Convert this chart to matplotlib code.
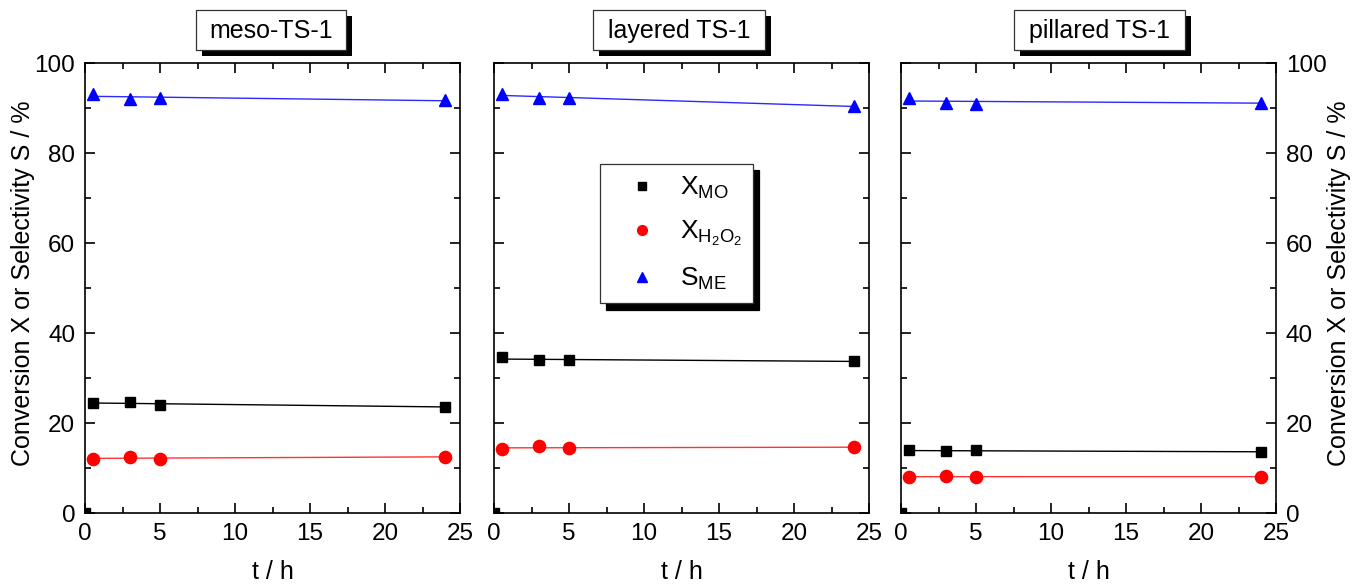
import numpy as np
import matplotlib
matplotlib.use("Agg")
import matplotlib.pyplot as plt
from matplotlib.patches import Rectangle
from matplotlib.ticker import MultipleLocator
from matplotlib.lines import Line2D

plt.rcParams['font.family'] = ['Liberation Sans', 'DejaVu Sans']
plt.rcParams['mathtext.fontset'] = 'custom'
plt.rcParams['mathtext.rm'] = 'Liberation Sans'
plt.rcParams['mathtext.it'] = 'Liberation Sans'

# ---------------- data ----------------
panel_titles = ['meso-TS-1', 'layered TS-1', 'pillared TS-1']
t_h = [0.5, 3, 5, 24]

x_mo_meso = [24.4, 24.75, 23.9, 23.6]
x_h2o2_meso = [12.1, 12.5, 11.9, 12.5]
s_me_meso = [93.2, 92.0, 92.2, 91.7]

x_mo_layered = [34.6, 33.9, 33.9, 33.75]
x_h2o2_layered = [14.2, 14.9, 14.4, 14.6]
s_me_layered = [93.2, 92.2, 92.2, 90.4]

x_mo_pillared = [13.9, 13.75, 13.9, 13.6]
x_h2o2_pillared = [8.1, 8.2, 7.9, 8.1]
s_me_pillared = [92.2, 91.2, 91.0, 91.2]

origin_t = [0]
origin_v = [0]

series_labels = [r'$\mathrm{X_{MO}}$', r'$\mathrm{X_{H_2O_2}}$', r'$\mathrm{S_{ME}}$']
x_ticks = [0, 5, 10, 15, 20, 25]
y_ticks = [0, 20, 40, 60, 80, 100]
x_label = 't / h'
y_label = 'Conversion X or Selectivity S / %'

panel_data = [
    (x_mo_meso, x_h2o2_meso, s_me_meso),
    (x_mo_layered, x_h2o2_layered, s_me_layered),
    (x_mo_pillared, x_h2o2_pillared, s_me_pillared),
]

# ---------------- layout ----------------
W, H = 1353, 586
fig = plt.figure(figsize=(W / 100, H / 100), dpi=100)

def fx(px):
    return px / W

def fy(py):
    return 1 - py / H

ax_left_px = [85, 494, 901]
ax_w_px = 375
ax_top_px, ax_bot_px = 63, 513

styles = [
    dict(marker='s', color='black', ms=7.8, line='black'),
    dict(marker='o', color='#ff0000', ms=8.8, line='#ff3333'),
    dict(marker='^', color='#0000ff', ms=9.2, line='#2a2aff'),
]

tick_fs = 17.5
label_fs = 18
axes = []
for i in range(3):
    ax = fig.add_axes([fx(ax_left_px[i]), fy(ax_bot_px),
                       ax_w_px / W, (ax_bot_px - ax_top_px) / H])
    axes.append(ax)
    t_arr = np.array(t_h)
    for k, (vals, st) in enumerate(zip(panel_data[i], styles)):
        vals = np.array(vals)
        p = np.polyfit(t_arr, vals, 1)
        xx = np.array([t_arr[0], t_arr[-1]])
        ax.plot(xx, np.polyval(p, xx), color=st['line'], lw=1.0, zorder=2)
        ax.plot(t_arr, vals, linestyle='none', marker=st['marker'],
                color=st['color'], ms=st['ms'], mec=st['color'], zorder=3,
                label=series_labels[k])
    ax.plot(origin_t, origin_v, linestyle='none', marker='s', color='black',
            ms=7.5, clip_on=True, zorder=3)

    ax.set_xlim(0, 25)
    ax.set_ylim(0, 100)
    ax.set_xticks(x_ticks)
    ax.set_yticks(y_ticks)
    ax.xaxis.set_minor_locator(MultipleLocator(2.5))
    ax.yaxis.set_minor_locator(MultipleLocator(10))
    ax.tick_params(which='both', direction='in', top=True, right=True,
                   width=1.2, labelsize=tick_fs, pad=7)
    ax.tick_params(which='major', length=7)
    ax.tick_params(which='minor', length=4)
    for sp in ax.spines.values():
        sp.set_linewidth(1.2)
    ax.set_xlabel(x_label, fontsize=label_fs)
    ax.xaxis.set_label_coords(0.5, -0.105)
    if i == 0:
        ax.tick_params(labelleft=True, labelright=False)
    elif i == 1:
        ax.tick_params(labelleft=False, labelright=False)
    else:
        ax.tick_params(labelleft=False, labelright=True)

# y labels
fig.text(fx(23), fy(283), y_label, rotation=90, ha='center', va='center',
         fontsize=label_fs)
fig.text(fx(1339), fy(283), y_label, rotation=90, ha='center', va='center',
         fontsize=label_fs)

# title boxes with solid shadow
box_px = [(196, 346), (593, 765), (1014, 1185)]
box_top, box_bot = 10, 50
shadow_off = 6
for (x0, x1), title in zip(box_px, panel_titles):
    fig.patches.append(Rectangle((fx(x0 + shadow_off), fy(box_bot + shadow_off)),
                                 (x1 - x0) / W, (box_bot - box_top) / H,
                                 transform=fig.transFigure, facecolor='black',
                                 edgecolor='black', lw=0, zorder=1))
    fig.patches.append(Rectangle((fx(x0), fy(box_bot)),
                                 (x1 - x0) / W, (box_bot - box_top) / H,
                                 transform=fig.transFigure, facecolor='white',
                                 edgecolor='#333333', lw=0.9, zorder=2))
    fig.text(fx((x0 + x1) / 2), fy((box_top + box_bot) / 2 + 1), title,
             ha='center', va='center', fontsize=18, zorder=3)

# legend in middle panel
handles = [Line2D([], [], linestyle='none', marker=st['marker'], color=st['color'],
                  ms=st['ms'] * 0.8) for st in styles]
leg = axes[1].legend(handles, series_labels, loc='upper left',
                     bbox_to_anchor=(0.283, 0.776), borderaxespad=0,
                     fontsize=19, frameon=True, fancybox=False,
                     edgecolor='#333333', framealpha=1,
                     shadow={'ox': 4.5, 'oy': -4.5, 'color': 'black', 'alpha': 1},
                     borderpad=0.42, handlelength=2.3, handletextpad=0.3,
                     labelspacing=0.68)
leg.get_frame().set_linewidth(0.9)

fig.savefig('out.png', dpi=100)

EXERCISE: Make an exact copy of the listing above. Do not include the pictures.

ANSWER TO THE EXERCISE:
Convert this chart to matplotlib code.
import numpy as np
import matplotlib
matplotlib.use("Agg")
import matplotlib.pyplot as plt
from matplotlib.patches import Rectangle
from matplotlib.ticker import MultipleLocator
from matplotlib.lines import Line2D

plt.rcParams['font.family'] = ['Liberation Sans', 'DejaVu Sans']
plt.rcParams['mathtext.fontset'] = 'custom'
plt.rcParams['mathtext.rm'] = 'Liberation Sans'
plt.rcParams['mathtext.it'] = 'Liberation Sans'

# ---------------- data ----------------
panel_titles = ['meso-TS-1', 'layered TS-1', 'pillared TS-1']
t_h = [0.5, 3, 5, 24]

x_mo_meso = [24.4, 24.75, 23.9, 23.6]
x_h2o2_meso = [12.1, 12.5, 11.9, 12.5]
s_me_meso = [93.2, 92.0, 92.2, 91.7]

x_mo_layered = [34.6, 33.9, 33.9, 33.75]
x_h2o2_layered = [14.2, 14.9, 14.4, 14.6]
s_me_layered = [93.2, 92.2, 92.2, 90.4]

x_mo_pillared = [13.9, 13.75, 13.9, 13.6]
x_h2o2_pillared = [8.1, 8.2, 7.9, 8.1]
s_me_pillared = [92.2, 91.2, 91.0, 91.2]

origin_t = [0]
origin_v = [0]

series_labels = [r'$\mathrm{X_{MO}}$', r'$\mathrm{X_{H_2O_2}}$', r'$\mathrm{S_{ME}}$']
x_ticks = [0, 5, 10, 15, 20, 25]
y_ticks = [0, 20, 40, 60, 80, 100]
x_label = 't / h'
y_label = 'Conversion X or Selectivity S / %'

panel_data = [
    (x_mo_meso, x_h2o2_meso, s_me_meso),
    (x_mo_layered, x_h2o2_layered, s_me_layered),
    (x_mo_pillared, x_h2o2_pillared, s_me_pillared),
]

# ---------------- layout ----------------
W, H = 1353, 586
fig = plt.figure(figsize=(W / 100, H / 100), dpi=100)

def fx(px):
    return px / W

def fy(py):
    return 1 - py / H

ax_left_px = [85, 494, 901]
ax_w_px = 375
ax_top_px, ax_bot_px = 63, 513

styles = [
    dict(marker='s', color='black', ms=7.8, line='black'),
    dict(marker='o', color='#ff0000', ms=8.8, line='#ff3333'),
    dict(marker='^', color='#0000ff', ms=9.2, line='#2a2aff'),
]

tick_fs = 17.5
label_fs = 18
axes = []
for i in range(3):
    ax = fig.add_axes([fx(ax_left_px[i]), fy(ax_bot_px),
                       ax_w_px / W, (ax_bot_px - ax_top_px) / H])
    axes.append(ax)
    t_arr = np.array(t_h)
    for k, (vals, st) in enumerate(zip(panel_data[i], styles)):
        vals = np.array(vals)
        p = np.polyfit(t_arr, vals, 1)
        xx = np.array([t_arr[0], t_arr[-1]])
        ax.plot(xx, np.polyval(p, xx), color=st['line'], lw=1.0, zorder=2)
        ax.plot(t_arr, vals, linestyle='none', marker=st['marker'],
                color=st['color'], ms=st['ms'], mec=st['color'], zorder=3,
                label=series_labels[k])
    ax.plot(origin_t, origin_v, linestyle='none', marker='s', color='black',
            ms=7.5, clip_on=True, zorder=3)

    ax.set_xlim(0, 25)
    ax.set_ylim(0, 100)
    ax.set_xticks(x_ticks)
    ax.set_yticks(y_ticks)
    ax.xaxis.set_minor_locator(MultipleLocator(2.5))
    ax.yaxis.set_minor_locator(MultipleLocator(10))
    ax.tick_params(which='both', direction='in', top=True, right=True,
                   width=1.2, labelsize=tick_fs, pad=7)
    ax.tick_params(which='major', length=7)
    ax.tick_params(which='minor', length=4)
    for sp in ax.spines.values():
        sp.set_linewidth(1.2)
    ax.set_xlabel(x_label, fontsize=label_fs)
    ax.xaxis.set_label_coords(0.5, -0.105)
    if i == 0:
        ax.tick_params(labelleft=True, labelright=False)
    elif i == 1:
        ax.tick_params(labelleft=False, labelright=False)
    else:
        ax.tick_params(labelleft=False, labelright=True)

# y labels
fig.text(fx(23), fy(283), y_label, rotation=90, ha='center', va='center',
         fontsize=label_fs)
fig.text(fx(1339), fy(283), y_label, rotation=90, ha='center', va='center',
         fontsize=label_fs)

# title boxes with solid shadow
box_px = [(196, 346), (593, 765), (1014, 1185)]
box_top, box_bot = 10, 50
shadow_off = 6
for (x0, x1), title in zip(box_px, panel_titles):
    fig.patches.append(Rectangle((fx(x0 + shadow_off), fy(box_bot + shadow_off)),
                                 (x1 - x0) / W, (box_bot - box_top) / H,
                                 transform=fig.transFigure, facecolor='black',
                                 edgecolor='black', lw=0, zorder=1))
    fig.patches.append(Rectangle((fx(x0), fy(box_bot)),
                                 (x1 - x0) / W, (box_bot - box_top) / H,
                                 transform=fig.transFigure, facecolor='white',
                                 edgecolor='#333333', lw=0.9, zorder=2))
    fig.text(fx((x0 + x1) / 2), fy((box_top + box_bot) / 2 + 1), title,
             ha='center', va='center', fontsize=18, zorder=3)

# legend in middle panel
handles = [Line2D([], [], linestyle='none', marker=st['marker'], color=st['color'],
                  ms=st['ms'] * 0.8) for st in styles]
leg = axes[1].legend(handles, series_labels, loc='upper left',
                     bbox_to_anchor=(0.283, 0.776), borderaxespad=0,
                     fontsize=19, frameon=True, fancybox=False,
                     edgecolor='#333333', framealpha=1,
                     shadow={'ox': 4.5, 'oy': -4.5, 'color': 'black', 'alpha': 1},
                     borderpad=0.42, handlelength=2.3, handletextpad=0.3,
                     labelspacing=0.68)
leg.get_frame().set_linewidth(0.9)

fig.savefig('out.png', dpi=100)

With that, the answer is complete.